Here at VMworld there are a bewildering number of technologies all trying to integrate in order to magically provide your data to entire networks and datacenters where your customers need to consume them, all at record speed. In theory it works, but if you’re a system administrator, you know there is some assembly required to make systems talk to each other, meaning you have to build more and more of the connecting tissue – you need to be a developer of sorts.
The intersections of data are fraught with mismatches. If you can code, or at least work through “hacking the configuration” level, you will have an easier time making them all talk to each other.
It was different when you ran one application on a desktop. Now, however, your data might be stored across the globe yet still need to be seamlessly accessible from your office, at your desk. Times have changed.

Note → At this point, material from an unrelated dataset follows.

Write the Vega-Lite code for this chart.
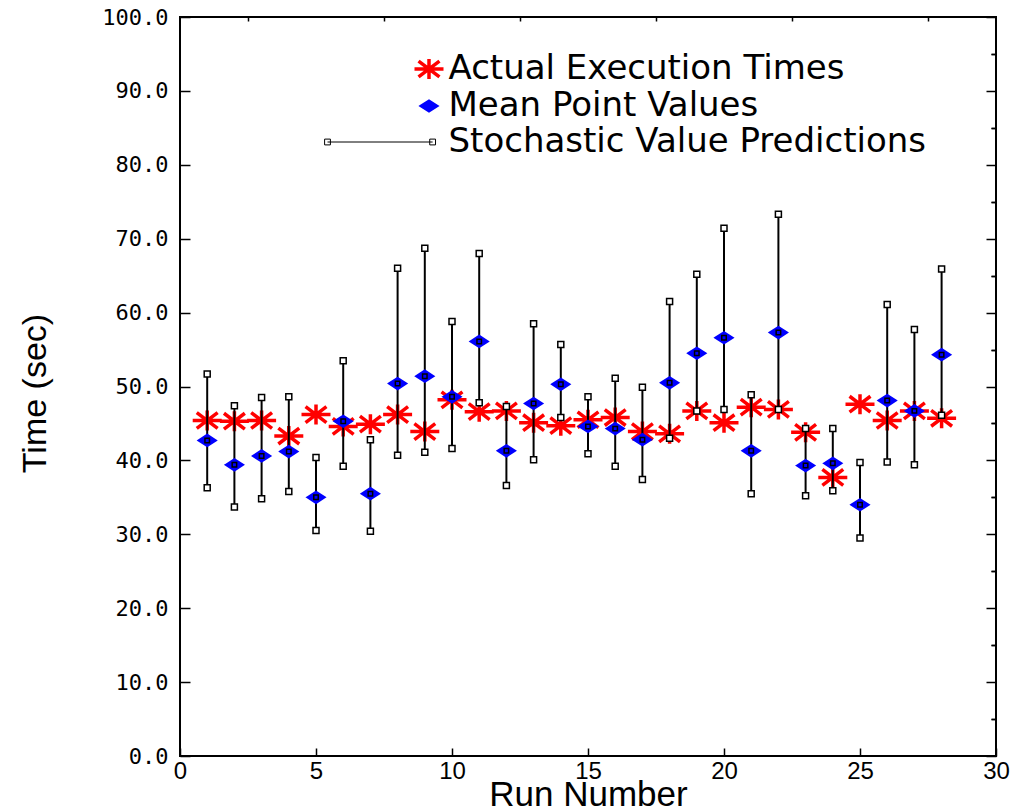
{
  "$schema": "https://vega.github.io/schema/vega-lite/v6.json",
  "width": 816,
  "height": 739,
  "autosize": {"type": "none"},
  "padding": {"left": 180, "top": 17, "right": 21, "bottom": 56},
  "background": "white",
  "config": {
    "view": {"stroke": "black", "strokeWidth": 2},
    "axis": {"grid": false, "domain": false, "tickColor": "black", "tickWidth": 1.5, "labelColor": "black", "titleColor": "black", "labelFont": "Liberation Sans", "titleFont": "Liberation Sans", "titleFontWeight": "normal"}
  },
  "data": {
    "values": [
      {"run": 1, "actual": 45.4, "mean": 42.7, "lo": 36.3, "hi": 51.7},
      {"run": 2, "actual": 45.3, "mean": 39.4, "lo": 33.7, "hi": 47.4},
      {"run": 3, "actual": 45.4, "mean": 40.6, "lo": 34.8, "hi": 48.5},
      {"run": 4, "actual": 43.3, "mean": 41.2, "lo": 35.8, "hi": 48.6},
      {"run": 5, "actual": 46.2, "mean": 35.0, "lo": 30.5, "hi": 40.4},
      {"run": 6, "actual": 44.6, "mean": 45.3, "lo": 39.2, "hi": 53.5},
      {"run": 7, "actual": 44.9, "mean": 35.5, "lo": 30.4, "hi": 42.8},
      {"run": 8, "actual": 46.2, "mean": 50.4, "lo": 40.7, "hi": 66.0},
      {"run": 9, "actual": 43.9, "mean": 51.4, "lo": 41.1, "hi": 68.7},
      {"run": 10, "actual": 48.2, "mean": 48.6, "lo": 41.6, "hi": 58.8},
      {"run": 11, "actual": 46.6, "mean": 56.1, "lo": 47.8, "hi": 68.0},
      {"run": 12, "actual": 46.7, "mean": 41.3, "lo": 36.6, "hi": 47.3},
      {"run": 13, "actual": 45.1, "mean": 47.7, "lo": 40.1, "hi": 58.5},
      {"run": 14, "actual": 44.7, "mean": 50.3, "lo": 45.8, "hi": 55.7},
      {"run": 15, "actual": 45.5, "mean": 44.6, "lo": 40.9, "hi": 48.6},
      {"run": 16, "actual": 45.8, "mean": 44.3, "lo": 39.2, "hi": 51.1},
      {"run": 17, "actual": 43.9, "mean": 42.8, "lo": 37.4, "hi": 49.9},
      {"run": 18, "actual": 43.6, "mean": 50.5, "lo": 43.0, "hi": 61.5},
      {"run": 19, "actual": 46.7, "mean": 54.5, "lo": 46.7, "hi": 65.2},
      {"run": 20, "actual": 45.1, "mean": 56.6, "lo": 46.9, "hi": 71.4},
      {"run": 21, "actual": 47.2, "mean": 41.3, "lo": 35.5, "hi": 48.9},
      {"run": 22, "actual": 46.9, "mean": 57.3, "lo": 46.9, "hi": 73.3},
      {"run": 23, "actual": 43.8, "mean": 39.3, "lo": 35.2, "hi": 44.3},
      {"run": 24, "actual": 37.7, "mean": 39.6, "lo": 35.9, "hi": 44.3},
      {"run": 25, "actual": 47.6, "mean": 34.0, "lo": 29.5, "hi": 39.7},
      {"run": 26, "actual": 45.4, "mean": 48.1, "lo": 39.8, "hi": 61.1},
      {"run": 27, "actual": 46.7, "mean": 46.7, "lo": 39.4, "hi": 57.7},
      {"run": 28, "actual": 45.7, "mean": 54.3, "lo": 46.1, "hi": 65.9}
    ]
  },
  "resolve": {"axis": {"x": "independent", "y": "independent"}},
  "layer": [
    {
      "transform": [{"fold": ["actual"], "as": ["series", "value"]}],
      "mark": {"type": "point", "size": 841, "opacity": 1},
      "encoding": {
        "x": {"field": "run", "type": "quantitative", "scale": {"domain": [0, 30], "nice": false, "zero": false},
          "axis": {"values": [0, 5, 10, 15, 20, 25, 30], "format": "d", "labelFontSize": 24, "tickSize": -8, "labelPadding": 11, "title": "Run Number", "titleFont": "Liberation Sans", "titleFontSize": 35, "titleX": 408, "titleY": 49, "titleBaseline": "alphabetic", "titleAlign": "center", "labelFlush": false}},
        "y": {"field": "value", "type": "quantitative", "scale": {"domain": [0, 100], "nice": false},
          "axis": {"values": [0, 10, 20, 30, 40, 50, 60, 70, 80, 90, 100], "format": ".1f", "labelFont": "DejaVu Sans Mono", "labelFontSize": 22, "tickSize": -10, "labelPadding": 22, "title": "Time (sec)", "titleFontSize": 34, "titleAngle": 270, "titleX": -145, "titleY": 376, "titleAlign": "center", "titleBaseline": "middle", "labelFlush": false}},
        "shape": {"field": "series", "type": "nominal",
          "scale": {"domain": ["actual", "mean", "stoch"], "range": ["M-1,0H1M0,-0.69V0.69M-0.72,-0.55L0.72,0.55M-0.72,0.55L0.72,-0.55", "M-0.586,0L0,-0.38L0.586,0L0,0.38Z", "M-7,0H0.25M-7.2,-0.2H-6.8V0.2H-7.2ZM0.05,-0.2H0.45V0.2H0.05Z"]},
          "legend": {"orient": "none", "legendX": 232, "legendY": 35, "title": null, "padding": 0, "labelFont": "DejaVu Sans", "labelFontSize": 34, "labelColor": "black", "labelOffset": 2.5, "labelLimit": 0, "rowPadding": 2, "symbolSize": 841,
            "labelExpr": "datum.value === 'actual' ? 'Actual Execution Times' : datum.value === 'mean' ? 'Mean Point Values' : 'Stochastic Value Predictions'"}},
        "stroke": {"field": "series", "type": "nominal", "scale": {"domain": ["actual", "mean", "stoch"], "range": ["#ff0000", "#0000ff", "#000000"]}},
        "fill": {"field": "series", "type": "nominal", "scale": {"domain": ["actual", "mean", "stoch"], "range": ["transparent", "#0000ff", "#ffffff"]}},
        "strokeWidth": {"field": "series", "type": "nominal", "scale": {"domain": ["actual", "mean", "stoch"], "range": [3.5, 1, 1.5]}}
      }
    },
    {
      "mark": {"type": "rule", "color": "black", "strokeWidth": 2},
      "encoding": {
        "x": {"field": "run", "type": "quantitative",
          "axis": {"values": [2.5, 7.5, 12.5, 17.5, 22.5, 27.5], "labels": false, "tickSize": -4, "title": null}},
        "y": {"field": "lo", "type": "quantitative",
          "axis": {"values": [5, 15, 25, 35, 45, 55, 65, 75, 85, 95], "labels": false, "tickSize": -5, "title": null}},
        "y2": {"field": "hi"}
      }
    },
    {
      "transform": [{"fold": ["mean"], "as": ["series", "value"]}],
      "mark": {"type": "point", "size": 841, "opacity": 1},
      "encoding": {
        "x": {"field": "run", "type": "quantitative", "axis": null},
        "y": {"field": "value", "type": "quantitative", "axis": null},
        "shape": {"field": "series", "type": "nominal"},
        "stroke": {"field": "series", "type": "nominal"},
        "fill": {"field": "series", "type": "nominal"},
        "strokeWidth": {"field": "series", "type": "nominal"}
      }
    },
    {
      "mark": {"type": "point", "shape": "square", "size": 36, "fill": "white", "stroke": "black", "strokeWidth": 1.5, "opacity": 1},
      "encoding": {
        "x": {"field": "run", "type": "quantitative", "axis": null},
        "y": {"field": "hi", "type": "quantitative",
          "axis": {"orient": "right", "values": [0, 10, 20, 30, 40, 50, 60, 70, 80, 90, 100], "labels": false, "tickSize": -10, "title": null}}
      }
    },
    {
      "mark": {"type": "point", "shape": "square", "size": 36, "fill": "white", "stroke": "black", "strokeWidth": 1.5, "opacity": 1},
      "encoding": {
        "x": {"field": "run", "type": "quantitative", "axis": null},
        "y": {"field": "lo", "type": "quantitative",
          "axis": {"orient": "right", "values": [5, 15, 25, 35, 45, 55, 65, 75, 85, 95], "labels": false, "tickSize": -5, "title": null}}
      }
    },
    {
      "mark": {"type": "point", "shape": "square", "size": 20, "fill": "#0000ff", "stroke": "black", "strokeWidth": 1.5, "opacity": 1},
      "encoding": {
        "x": {"field": "run", "type": "quantitative", "axis": null},
        "y": {"field": "mean", "type": "quantitative", "axis": null}
      }
    }
  ]
}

IT has long been tasked with making all the magic happen, but increasingly the different pieces have exposed layers that allow you to write pseudo-code to tie them all together. That talent is becoming essential here in the real world, and especially in the world to come.
It used to be that folks who wrote code seemed to have secret means of communicating through pseudo-gibberish. Now high level code is viewed as shorthand to express a given request as concisely as possible, and in a way that other teams and machines can consume, use, and duplicate should you need to bring more resources online quickly to scale a project – you can scale an infrastructure to meet a peak need very easily, or at least more easily.
"This kind of movement toward Infrastructure as Code will be sweeping across the ecosystems."
IT’s job isn’t obsolete, but in today’s environment you need to ramp things up quickly. This has created a whole shadow IT function, where your team may have to hack together things then push them out across IT resources to make your custom environment spin up in something less than a month.
Don’t know how to code in assembly? Not to worry. Many of the pieces of connecting tissue are really mashups of a bunch of calls to various systems to build what you want in semi-human readable forms. To make this happen, you need to become a developer.
Want to automate some processes you need to repeat all the time? You’re a developer. Need to automatically secure some workload deployment? You’re a developer. You write recipes to automate stuff? That means you’re a developer; don’t fight it.
But you’re certainly not alone. Here at VMworld, the floors are packed with folks trying to come to terms with the layers of abstraction that now exist and that they need to interact with – developers are going mainstream.
I remember years back when sweaty executives chanted and stomped across the stage about the need for developers for particular ecosystems. This is not that. This is the ability to speak across multiple platforms to make things happen.
This kind of movement toward Infrastructure as Code (IaC) will be sweeping across the ecosystems, as folks move to more agile environments, so you might want to get up to speed.
No, you won’t have to learn hex code to make things happen, if you spend some cycles learning how to mashup some tech and try to automate it, you’ll be well ahead of the curve, and well in demand for the next generation of technology.